Хотя с выводами она поторопилась: мама еще до конца не отошла. Даже подарок ей вручила чересчур сдержанно и чопорно — им оказался охламонистый черный свитер в разноцветную горизонтальную полоску (которая, как известно, полнит), да к тому же размера на два больше. (Что называется, "на вырост". Она никогда не одобряла дочкиного Скорпионского увлечения всем коротким и облегающим.) Янка вежливо поблагодарила и из чувства вины разыграла бурный продолжительный восторг — вот с ним, пожалуй, переборщила, мама-то ведь тоже с мозгами… А про себя твердо решила, что в лицей это страхолюдие ни за какие деньги не наденет, нечего позориться!
Следующим подоспел Ярик, сунул под нос компакт-диск неизвестной Яне зарубежной группы c неудобочитаемым названием, она в первый раз про такую слышала. (Стало невыносимо смешно: до чего же это на него похоже! Ну что еще, скажите на милость, брательник мог ей подарить? Колесо от мотоцикла не в счет.)

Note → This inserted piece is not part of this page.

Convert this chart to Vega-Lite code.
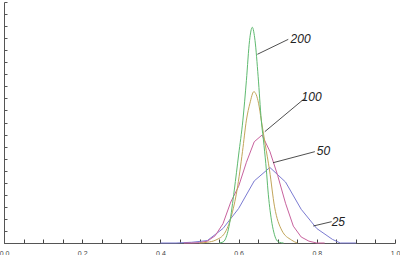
{
  "$schema": "https://vega.github.io/schema/vega-lite/v6.json",
  "width": 391,
  "height": 241,
  "autosize": {"type": "none"},
  "padding": {"left": 4, "top": 2, "right": 5, "bottom": 12},
  "background": "white",
  "config": {"view": {"stroke": null}},
  "datasets": {
    "curves": [
      {"n": "25", "x": 0.40, "y": 0},
      {"n": "25", "x": 0.44, "y": 0},
      {"n": "25", "x": 0.48, "y": 0.06},
      {"n": "25", "x": 0.52, "y": 0.2},
      {"n": "25", "x": 0.56, "y": 1.2},
      {"n": "25", "x": 0.60, "y": 2.86},
      {"n": "25", "x": 0.64, "y": 5.15},
      {"n": "25", "x": 0.68, "y": 6.27},
      {"n": "25", "x": 0.72, "y": 5.06},
      {"n": "25", "x": 0.76, "y": 2.8},
      {"n": "25", "x": 0.80, "y": 1.2},
      {"n": "25", "x": 0.84, "y": 0.3},
      {"n": "25", "x": 0.86, "y": 0},
      {"n": "25", "x": 0.90, "y": 0},
      {"n": "50", "x": 0.46, "y": 0},
      {"n": "50", "x": 0.48, "y": 0},
      {"n": "50", "x": 0.50, "y": 0.03},
      {"n": "50", "x": 0.52, "y": 0.15},
      {"n": "50", "x": 0.54, "y": 0.6},
      {"n": "50", "x": 0.56, "y": 1.6},
      {"n": "50", "x": 0.58, "y": 3.4},
      {"n": "50", "x": 0.60, "y": 4.7},
      {"n": "50", "x": 0.62, "y": 6.7},
      {"n": "50", "x": 0.64, "y": 8.4},
      {"n": "50", "x": 0.66, "y": 8.96},
      {"n": "50", "x": 0.68, "y": 7.6},
      {"n": "50", "x": 0.70, "y": 5.6},
      {"n": "50", "x": 0.72, "y": 3.3},
      {"n": "50", "x": 0.74, "y": 1.4},
      {"n": "50", "x": 0.76, "y": 0.5},
      {"n": "50", "x": 0.78, "y": 0.15},
      {"n": "50", "x": 0.80, "y": 0},
      {"n": "50", "x": 0.82, "y": 0},
      {"n": "100", "x": 0.50, "y": 0},
      {"n": "100", "x": 0.52, "y": 0.06},
      {"n": "100", "x": 0.542, "y": 0.25},
      {"n": "100", "x": 0.564, "y": 0.8},
      {"n": "100", "x": 0.581, "y": 2.18},
      {"n": "100", "x": 0.596, "y": 4.4},
      {"n": "100", "x": 0.61, "y": 7.6},
      {"n": "100", "x": 0.62, "y": 10.2},
      {"n": "100", "x": 0.629, "y": 11.6},
      {"n": "100", "x": 0.639, "y": 12.56},
      {"n": "100", "x": 0.651, "y": 11.6},
      {"n": "100", "x": 0.658, "y": 10.2},
      {"n": "100", "x": 0.668, "y": 8.2},
      {"n": "100", "x": 0.679, "y": 6.06},
      {"n": "100", "x": 0.692, "y": 3.0},
      {"n": "100", "x": 0.71, "y": 1.08},
      {"n": "100", "x": 0.735, "y": 0.25},
      {"n": "100", "x": 0.75, "y": 0},
      {"n": "200", "x": 0.55, "y": 0},
      {"n": "200", "x": 0.56, "y": 0.08},
      {"n": "200", "x": 0.565, "y": 0.25},
      {"n": "200", "x": 0.577, "y": 1.63},
      {"n": "200", "x": 0.589, "y": 4.4},
      {"n": "200", "x": 0.60, "y": 7.3},
      {"n": "200", "x": 0.611, "y": 10.2},
      {"n": "200", "x": 0.62, "y": 13.5},
      {"n": "200", "x": 0.628, "y": 16.8},
      {"n": "200", "x": 0.635, "y": 17.9},
      {"n": "200", "x": 0.642, "y": 16.8},
      {"n": "200", "x": 0.65, "y": 13.8},
      {"n": "200", "x": 0.658, "y": 10.2},
      {"n": "200", "x": 0.665, "y": 8.1},
      {"n": "200", "x": 0.671, "y": 6.06},
      {"n": "200", "x": 0.675, "y": 4.4},
      {"n": "200", "x": 0.684, "y": 1.9},
      {"n": "200", "x": 0.69, "y": 0.9},
      {"n": "200", "x": 0.697, "y": 0.25},
      {"n": "200", "x": 0.705, "y": 0.05},
      {"n": "200", "x": 0.715, "y": 0}
    ],
    "callouts": [
      {"label": "200", "x": 0.648, "y": 15.66, "x2": 0.727, "y2": 16.9},
      {"label": "100", "x": 0.667, "y": 9.24, "x2": 0.769, "y2": 12.0},
      {"label": "50", "x": 0.688, "y": 6.66, "x2": 0.795, "y2": 7.58},
      {"label": "25", "x": 0.791, "y": 1.41, "x2": 0.838, "y2": 1.77}
    ],
    "texts": [
      {"label": "200", "x": 0.733, "y": 16.93},
      {"label": "100", "x": 0.761, "y": 12.12},
      {"label": "50", "x": 0.800, "y": 7.63},
      {"label": "25", "x": 0.838, "y": 1.77}
    ]
  },
  "encoding": {
    "x": {
      "field": "x", "type": "quantitative",
      "scale": {"domain": [0, 1], "nice": false, "zero": false},
      "axis": {
        "title": null, "grid": false,
        "values": [0, 0.05, 0.1, 0.15, 0.2, 0.25, 0.3, 0.35, 0.4, 0.45, 0.5, 0.55, 0.6, 0.65, 0.7, 0.75, 0.8, 0.85, 0.9, 0.95, 1.0],
        "labelExpr": "abs(datum.value*5 - round(datum.value*5)) < 0.001 ? format(datum.value, '.1f') : ''",
        "labelFlush": false, "labelOverlap": false,
        "labelFont": "Liberation Sans", "labelFontSize": 7, "labelColor": "#444",
        "labelPadding": 10,
        "tickSize": -4, "tickColor": "#444", "tickWidth": 1,
        "domainColor": "#555", "domainWidth": 1
      }
    },
    "y": {
      "field": "y", "type": "quantitative",
      "scale": {"domain": [0, 20], "nice": false, "zero": true},
      "axis": {
        "title": null, "grid": false, "labels": false,
        "values": [0, 1, 2, 3, 4, 5, 6, 7, 8, 9, 10, 11, 12, 13, 14, 15, 16, 17, 18, 19, 20],
        "tickSize": -3, "tickColor": "#555", "tickWidth": 1,
        "domainColor": "#555", "domainWidth": 1,
        "encode": {"ticks": {"update": {"x2": {"signal": "datum.value % 5 == 0 ? 5 : 3"}}}}
      }
    }
  },
  "layer": [
    {
      "data": {"name": "curves"},
      "transform": [{"filter": "datum.n == '25' || datum.n == '50'"}],
      "mark": {"type": "line", "strokeWidth": 1, "interpolate": "linear"},
      "encoding": {
        "color": {
          "field": "n", "type": "nominal",
          "scale": {"domain": ["25", "50", "100", "200"], "range": ["#7b7bd2", "#c8629e", "#c2a55a", "#5fba70"]},
          "legend": null
        },
        "order": {"field": "x", "type": "quantitative"}
      }
    },
    {
      "data": {"name": "curves"},
      "transform": [{"filter": "datum.n == '100' || datum.n == '200'"}],
      "mark": {"type": "line", "strokeWidth": 1, "interpolate": "monotone"},
      "encoding": {
        "color": {"field": "n", "type": "nominal", "legend": null},
        "order": {"field": "x", "type": "quantitative"}
      }
    },
    {
      "data": {"name": "callouts"},
      "mark": {"type": "rule", "color": "#222", "strokeWidth": 0.8},
      "encoding": {
        "x2": {"field": "x2"},
        "y2": {"field": "y2"}
      }
    },
    {
      "data": {"name": "texts"},
      "mark": {"type": "text", "font": "Liberation Sans", "fontStyle": "italic", "fontSize": 12, "color": "#222", "align": "left", "baseline": "middle"},
      "encoding": {
        "text": {"field": "label"}
      }
    }
  ]
}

Но Славка на простом вручении своего уникального диска не успокоился и с горящими фанатическим пламенем глазами взялся подробно по пальцам перечислять, чем именно этот концерт такой супер-пупер замечательный. Минуты через две папа отодвинул его в сторонку и ко всему сказанному присовокупил, что если именинница не против, то они сегодня могут прошвырнуться по городу, подышать свежим воздухом. Ну и по магазинам, естественно.
— Now you're talking! (Мне нравится ход твоих мыслей!) — удовлетворенно отозвалась Яна, накладывая себе на тарелку целую гору маминых салатов, каждого по ложке. (Фраза была из вчерашнего фильма с Эдди Мэрфи, выскочила некстати из закоулков памяти.) И боковым зрением успела ухватить, что мама у окна недовольно поморщилась — то ли от Янкиного пижонского английского (она эти игры терпеть не может), то ли от самой идеи шоппинга. Но говорить ничего не стала: видать, по случаю прошедшего праздника решила сдержаться, честь ей и хвала…
А папа без всякого предупреждения взялся за ее, Янино, воспитание, чего она с утра (да еще в воскресенье) аж никак не ожидала:
— Что-то я тебя вижу по большим праздникам! Или ночью, когда уже спишь, или утром, как еще не проснулась.
Янка дипломатично промолчала, сметая с тарелки остатки вчерашнего пиршества, не стала углубляться в эту более чем скользкую тему.
— Молчание — золото! — сам себе ответил отец и притворно вздохнул. Яна вместо ответа неопределенно повела бровями, да так, что сразу и не разберешь: то ли поддержала, то ли в мягкой форме выразила свое полное несогласие.
В некоторых вопросах Янка отличалась маминой консервативностью: не успев еще закрыть за собой дверцу машины, потребовала, чтобы ехали в "ее бутик". (Тот самый, который на пару опустошали месяца два назад, сразу после Володиного возвращения с рейса.) Нельзя сказать, чтобы он сильно воодушевился от этой идеи, слишком уж навязчивой показалась в прошлый раз продавщица — из молодых, да ранних. Но разбавить слегка натянутую обстановку не помешает: дочка до сих пор держится с ним подчеркнуто официально, с заметной прохладцей. Вот ведь Скорпионище, теперь еще год будет вспоминать!..
В магазинчике на сей раз пронесло: их встретила уже не блондинка "а ля Мэрилин Монро" с остро отточенными красными ноготками, а черненькая и востроносенькая девица с прической под Мирей Матье. Правда, и щебетала без умолку высоким пронзительным голосом, у Володи после первой же рулады основательно заложило уши. Но Янка не обратила на все эти неудобства никакого внимания и с раздувшимися от азарта ноздрями ринулась в женский отдел. Под предлогом неусыпного родительского ока он поспешил следом за дочкой, но оторваться не удалось. Востроносая девица, должно быть, истосковалась за утро без человеческого общения и теперь энергично наверстывала упущенное, комментируя каждое дочкино движение от одной вешалки к другой. Через пять минут Владимир приспособился и слушал ее как включенное на весь день радио: про погоду — так про погоду, про урожай зерновых или бахчевых — тоже милости просим… Привычный шумовой фон.
Да только рано расслабился: болтушка испуганно пискнула, поперхнулась очередным словом и крепко сжала бордовые губки. Володя машинально проследил за ее взглядом: из внутренней двери магазина выскочила стройная и со вкусом одетая женщина лет под сорок-тридцать семь, тщательно накрашенная и подмазанная. (Такой бы утренний променад совершать где-нибудь на Елисейских полях, а не обретаться в их провинциальном — хоть и уютном, никто не спорит! — городе.)